Tiga anggota TAUD yang hadir pada pembacaan pledoi, yaitu Oky Wiratama selaku koordinator, Arif Maulana, dan Marudut.
Dalam nota pembelaan itu, penasihat hukum memberi pemaparan terkait latar belakang kritik Jumhur terhadap Undang-Undang Omnibus Law Cipta Kerja, juga pemaparan dan analisis terhadap fakta-fakta persidangan, dan analisis terhadap tuntutan jaksa.
“Dari fakta persidangan bukti-bukti yang dihadirkan di persidangan jelas bahwa apa yang dilakukan oleh terdakwa Jumhur Hidayat dan kemudian didakwa oleh penuntut umum adalah bagian dari hak dan jaminan yang dilindungi oleh Undang-Undang Dasar Negara Republik Indonesia Tahun 1945 yakni Kemerdekaan mengeluarkan pikiran dengan lisan dan tulisan (Pasal 28 UUD NRI Tahun 1945),” kata penasihat hukum, dikutip dari antara.
Oleh karena itu, penasihat hukum menilai tuntutan jaksa terhadap Jumhur tidak memperhatikan fakta-fakta di persidangan.
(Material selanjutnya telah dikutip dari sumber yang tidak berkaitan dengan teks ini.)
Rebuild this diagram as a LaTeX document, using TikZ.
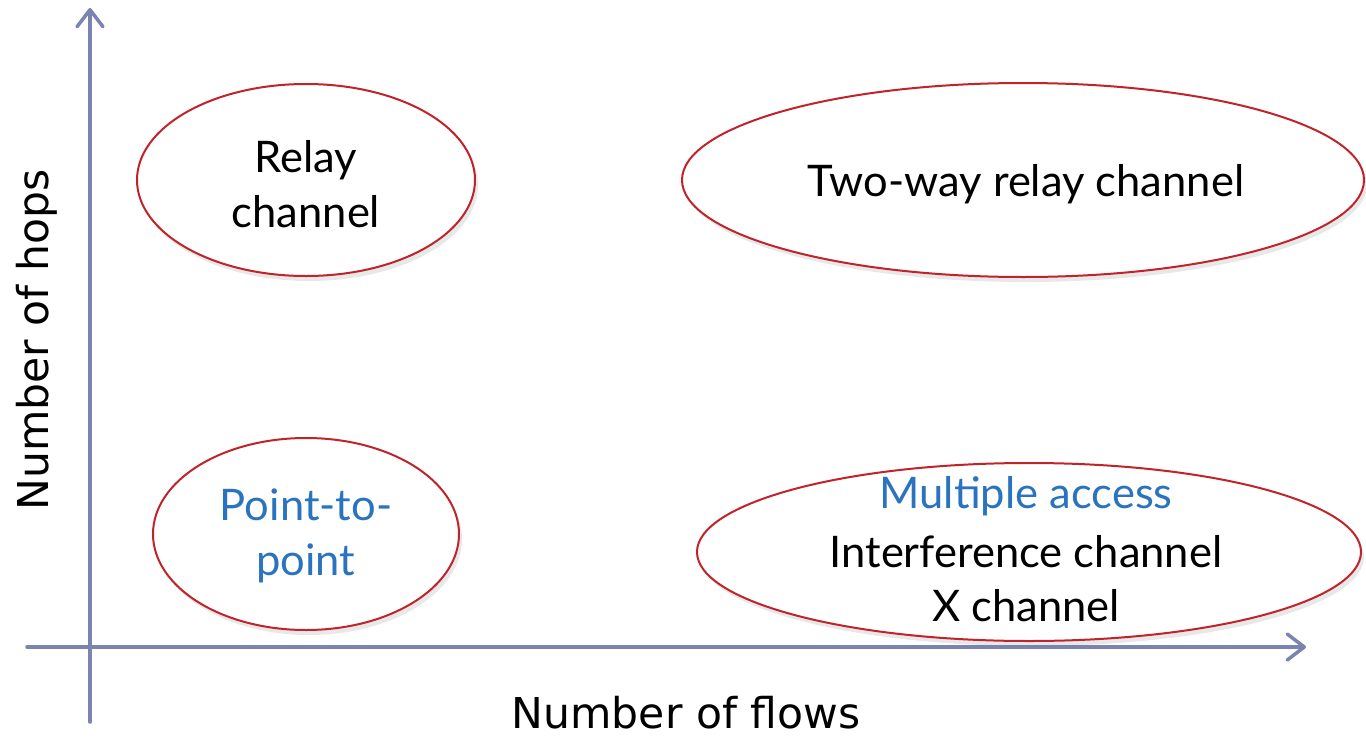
\documentclass[tikz,border=0pt]{standalone}
\usepackage{fontspec}
\setmainfont{Lato}
\newfontfamily\axisfont{DejaVu Sans}
\usetikzlibrary{arrows.meta,shadows,shapes.geometric}
\definecolor{axisc}{HTML}{7B83B0}
\definecolor{ellc}{HTML}{C0232A}
\definecolor{bluec}{HTML}{2A73BF}
\tikzset{
  axisline/.style={draw=axisc, line width=3.5pt, line cap=round,
    -{Straight Barb[length=17pt,width=26pt,line cap=round,line join=round]}},
  oval/.style={draw=ellc, line width=2pt, fill=white, ellipse, inner sep=0pt,
    drop shadow={opacity=0.18, shadow xshift=3pt, shadow yshift=-5pt}},
  lbl/.style={font=\fontsize{43.5}{55}\selectfont, align=center, inner sep=0pt},
  axlbl/.style={font=\axisfont\fontsize{42.5}{50}\selectfont, inner sep=0pt},
}
\begin{document}
\begin{tikzpicture}[x=1pt,y=-1pt]
\useasboundingbox (0,0) rectangle (1366,739);
% axes
\coordinate (ybot) at (90,722);
\coordinate (ytop) at (90,8);
\coordinate (xleft) at (27,647);
\coordinate (xright) at (1306,647);
\draw[axisline] (ybot) -- (ytop);
\draw[axisline] (xleft) -- (xright);
% ellipses
\node[oval, minimum width=338pt, minimum height=192pt] (e1) at (306,180) {};
\node[oval, minimum width=682pt, minimum height=194pt] (e2) at (1023,180) {};
\node[oval, minimum width=306pt, minimum height=192pt] (e3) at (306,534) {};
\node[oval, minimum width=664pt, minimum height=178pt] (e4) at (1029,552) {};
% texts
\node[lbl] (relay) at (306,184) {Relay\\channel};
\node[lbl] (tworelay) at (1026,184) {Two-way relay channel};
\node[lbl, text=bluec] (p2p) at (306,536) {Point-to-\\point};
\node[lbl, text=bluec] (mac) at (1026,496) {Multiple access};
\node[lbl] (ic) at (1026,552) {Interference channel};
\node[lbl] (xc) at (1026,606) {X channel};
\node[axlbl, rotate=90] (hops) at (37,340) {Number of hops};
\node[axlbl] (flows) at (686,713) {Number of flows};
\end{tikzpicture}
\end{document}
Jaksa Puji Triasmoro dari Kejaksaan Agung RI pada Kamis minggu lalu (23/9) menuntut majelis hakim PN Jakarta Selatan menghukum Jumhur penjara 3 tahun, karena dia diyakini bersalah melanggar Pasal 14 ayat (1) Undang-Undang No.1 Tahun 1946 tentang Peraturan Hukum Pidana. Pasal itu mengatur soal penyebaran berita bohong dan keonaran.